__Set task__
Repeat the data that follows, word for word, without the images.
--- Begin Given material ---
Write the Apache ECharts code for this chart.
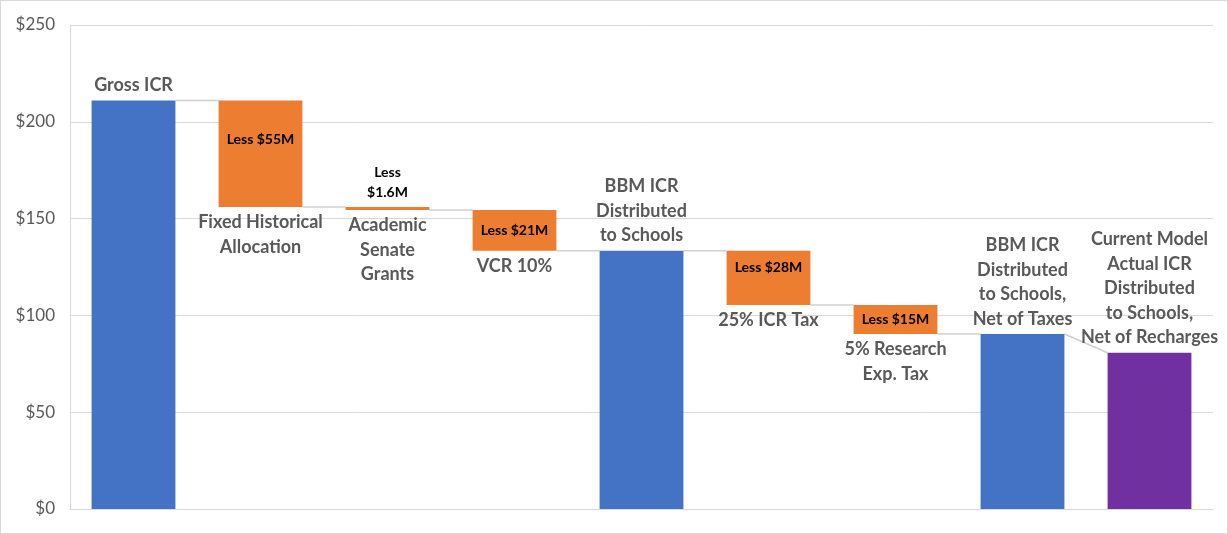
<!DOCTYPE html>
<html>
<head>
<meta charset="utf-8">
<script src="https://cdn.jsdelivr.net/npm/echarts@6/dist/echarts.min.js"></script>
<style>
  html, body { margin: 0; padding: 0; background: #fff; }
  #chart { width: 1228px; height: 534px; box-sizing: border-box; border: 1px solid #d9d9d9; }
</style>
</head>
<body>
<div id="chart"></div>
<script>
// waterfall steps, left to right
const categories = [
  'Gross ICR',
  'Fixed Historical\nAllocation',
  'Academic\nSenate\nGrants',
  'VCR 10%',
  'BBM ICR\nDistributed\nto Schools',
  '25% ICR Tax',
  '5% Research\nExp. Tax',
  'BBM ICR\nDistributed\nto Schools,\nNet of Taxes',
  'Current Model\nActual ICR\nDistributed\nto Schools,\nNet of Recharges'
]
const kinds = ['total', 'less', 'less', 'less', 'total', 'less', 'less', 'total', 'final']
const amounts = [211, 55, 1.6, 21, 133.4, 28, 15, 90.4, 80.7]
const amountLabels = ['', 'Less $55M', 'Less\n$1.6M', 'Less $21M', '', 'Less $28M', 'Less $15M', '', '']
const yTicks = [0, 50, 100, 150, 200, 250]

const FONT = 'Lato'
const GRAY = '#595959'
const colors = { total: '#4472C4', less: '#ED7D31', final: '#7030A0' }
// the amount labels were nudged by hand in the original
const labelNudge = { 1: -14, 5: -10 }

// running levels
const bases = []
const heights = []
const startLevel = []
const endLevel = []
let level = 0
amounts.forEach((v, i) => {
  if (kinds[i] === 'less') {
    startLevel.push(level)
    level = level - v
    bases.push(level)
    heights.push(v)
    endLevel.push(level)
  } else {
    startLevel.push(v)
    level = v
    bases.push(0)
    heights.push(v)
    endLevel.push(v)
  }
})

const connectors = []
for (let i = 0; i < amounts.length - 1; i++) {
  connectors.push([i, endLevel[i], startLevel[i + 1]])
}

const catLabel = {
  show: true,
  color: GRAY,
  fontFamily: FONT,
  fontWeight: 'bold',
  fontSize: 18,
  lineHeight: 24.5
}

const baseData = bases.map((b, i) => {
  const item = { value: b }
  if (kinds[i] === 'less') {
    item.label = Object.assign({}, catLabel, { position: 'insideTop', distance: 3, formatter: categories[i] })
  }
  return item
})

const barData = heights.map((h, i) => {
  const item = { value: h, itemStyle: { color: colors[kinds[i]] } }
  if (kinds[i] === 'less') {
    const thin = h < 5
    item.label = {
      show: true,
      position: thin ? 'top' : 'inside',
      offset: [0, labelNudge[i] || 0],
      distance: 4,
      color: '#000',
      fontFamily: FONT,
      fontWeight: 'bold',
      fontSize: 14,
      lineHeight: 20,
      formatter: amountLabels[i]
    }
  } else {
    item.label = Object.assign({}, catLabel, { position: 'top', distance: 3, formatter: categories[i] })
  }
  return item
})

const chart = echarts.init(document.getElementById('chart'))

const option = {
  animation: false,
  grid: { left: 69, right: 14, top: 24, bottom: 24 },
  xAxis: {
    type: 'category',
    data: categories,
    axisLine: { lineStyle: { color: '#d9d9d9' } },
    axisTick: { show: false },
    axisLabel: { show: false }
  },
  yAxis: {
    type: 'value',
    min: yTicks[0],
    max: yTicks[yTicks.length - 1],
    interval: 50,
    axisLine: { show: true, lineStyle: { color: '#d9d9d9' } },
    axisTick: { show: false },
    axisLabel: {
      color: GRAY,
      fontFamily: FONT,
      fontSize: 17,
      margin: 15,
      formatter: v => '$' + v
    },
    splitLine: { lineStyle: { color: '#d9d9d9' } }
  },
  series: [
    {
      type: 'custom',
      silent: true,
      z: 1,
      data: connectors,
      renderItem: (params, api) => {
        const from = api.coord([api.value(0), api.value(1)])
        const to = api.coord([api.value(0) + 1, api.value(2)])
        const half = api.size([1, 0])[0] * 0.33
        return {
          type: 'line',
          shape: { x1: from[0] + half, y1: from[1], x2: to[0] - half, y2: to[1] },
          style: { stroke: '#d0d0d0', lineWidth: 1.5 }
        }
      }
    },
    {
      type: 'bar',
      stack: 'w',
      silent: true,
      barCategoryGap: '34%',
      itemStyle: { color: 'transparent' },
      data: baseData,
      z: 3
    },
    {
      type: 'bar',
      stack: 'w',
      silent: true,
      barCategoryGap: '34%',
      data: barData,
      z: 2
    }
  ]
}

chart.setOption(option)
</script>
</body>
</html>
--- End Given material ---
__Expected output__
Write the Apache ECharts code for this chart.
<!DOCTYPE html>
<html>
<head>
<meta charset="utf-8">
<script src="https://cdn.jsdelivr.net/npm/echarts@6/dist/echarts.min.js"></script>
<style>
  html, body { margin: 0; padding: 0; background: #fff; }
  #chart { width: 1228px; height: 534px; box-sizing: border-box; border: 1px solid #d9d9d9; }
</style>
</head>
<body>
<div id="chart"></div>
<script>
// waterfall steps, left to right
const categories = [
  'Gross ICR',
  'Fixed Historical\nAllocation',
  'Academic\nSenate\nGrants',
  'VCR 10%',
  'BBM ICR\nDistributed\nto Schools',
  '25% ICR Tax',
  '5% Research\nExp. Tax',
  'BBM ICR\nDistributed\nto Schools,\nNet of Taxes',
  'Current Model\nActual ICR\nDistributed\nto Schools,\nNet of Recharges'
]
const kinds = ['total', 'less', 'less', 'less', 'total', 'less', 'less', 'total', 'final']
const amounts = [211, 55, 1.6, 21, 133.4, 28, 15, 90.4, 80.7]
const amountLabels = ['', 'Less $55M', 'Less\n$1.6M', 'Less $21M', '', 'Less $28M', 'Less $15M', '', '']
const yTicks = [0, 50, 100, 150, 200, 250]

const FONT = 'Lato'
const GRAY = '#595959'
const colors = { total: '#4472C4', less: '#ED7D31', final: '#7030A0' }
// the amount labels were nudged by hand in the original
const labelNudge = { 1: -14, 5: -10 }

// running levels
const bases = []
const heights = []
const startLevel = []
const endLevel = []
let level = 0
amounts.forEach((v, i) => {
  if (kinds[i] === 'less') {
    startLevel.push(level)
    level = level - v
    bases.push(level)
    heights.push(v)
    endLevel.push(level)
  } else {
    startLevel.push(v)
    level = v
    bases.push(0)
    heights.push(v)
    endLevel.push(v)
  }
})

const connectors = []
for (let i = 0; i < amounts.length - 1; i++) {
  connectors.push([i, endLevel[i], startLevel[i + 1]])
}

const catLabel = {
  show: true,
  color: GRAY,
  fontFamily: FONT,
  fontWeight: 'bold',
  fontSize: 18,
  lineHeight: 24.5
}

const baseData = bases.map((b, i) => {
  const item = { value: b }
  if (kinds[i] === 'less') {
    item.label = Object.assign({}, catLabel, { position: 'insideTop', distance: 3, formatter: categories[i] })
  }
  return item
})

const barData = heights.map((h, i) => {
  const item = { value: h, itemStyle: { color: colors[kinds[i]] } }
  if (kinds[i] === 'less') {
    const thin = h < 5
    item.label = {
      show: true,
      position: thin ? 'top' : 'inside',
      offset: [0, labelNudge[i] || 0],
      distance: 4,
      color: '#000',
      fontFamily: FONT,
      fontWeight: 'bold',
      fontSize: 14,
      lineHeight: 20,
      formatter: amountLabels[i]
    }
  } else {
    item.label = Object.assign({}, catLabel, { position: 'top', distance: 3, formatter: categories[i] })
  }
  return item
})

const chart = echarts.init(document.getElementById('chart'))

const option = {
  animation: false,
  grid: { left: 69, right: 14, top: 24, bottom: 24 },
  xAxis: {
    type: 'category',
    data: categories,
    axisLine: { lineStyle: { color: '#d9d9d9' } },
    axisTick: { show: false },
    axisLabel: { show: false }
  },
  yAxis: {
    type: 'value',
    min: yTicks[0],
    max: yTicks[yTicks.length - 1],
    interval: 50,
    axisLine: { show: true, lineStyle: { color: '#d9d9d9' } },
    axisTick: { show: false },
    axisLabel: {
      color: GRAY,
      fontFamily: FONT,
      fontSize: 17,
      margin: 15,
      formatter: v => '$' + v
    },
    splitLine: { lineStyle: { color: '#d9d9d9' } }
  },
  series: [
    {
      type: 'custom',
      silent: true,
      z: 1,
      data: connectors,
      renderItem: (params, api) => {
        const from = api.coord([api.value(0), api.value(1)])
        const to = api.coord([api.value(0) + 1, api.value(2)])
        const half = api.size([1, 0])[0] * 0.33
        return {
          type: 'line',
          shape: { x1: from[0] + half, y1: from[1], x2: to[0] - half, y2: to[1] },
          style: { stroke: '#d0d0d0', lineWidth: 1.5 }
        }
      }
    },
    {
      type: 'bar',
      stack: 'w',
      silent: true,
      barCategoryGap: '34%',
      itemStyle: { color: 'transparent' },
      data: baseData,
      z: 3
    },
    {
      type: 'bar',
      stack: 'w',
      silent: true,
      barCategoryGap: '34%',
      data: barData,
      z: 2
    }
  ]
}

chart.setOption(option)
</script>
</body>
</html>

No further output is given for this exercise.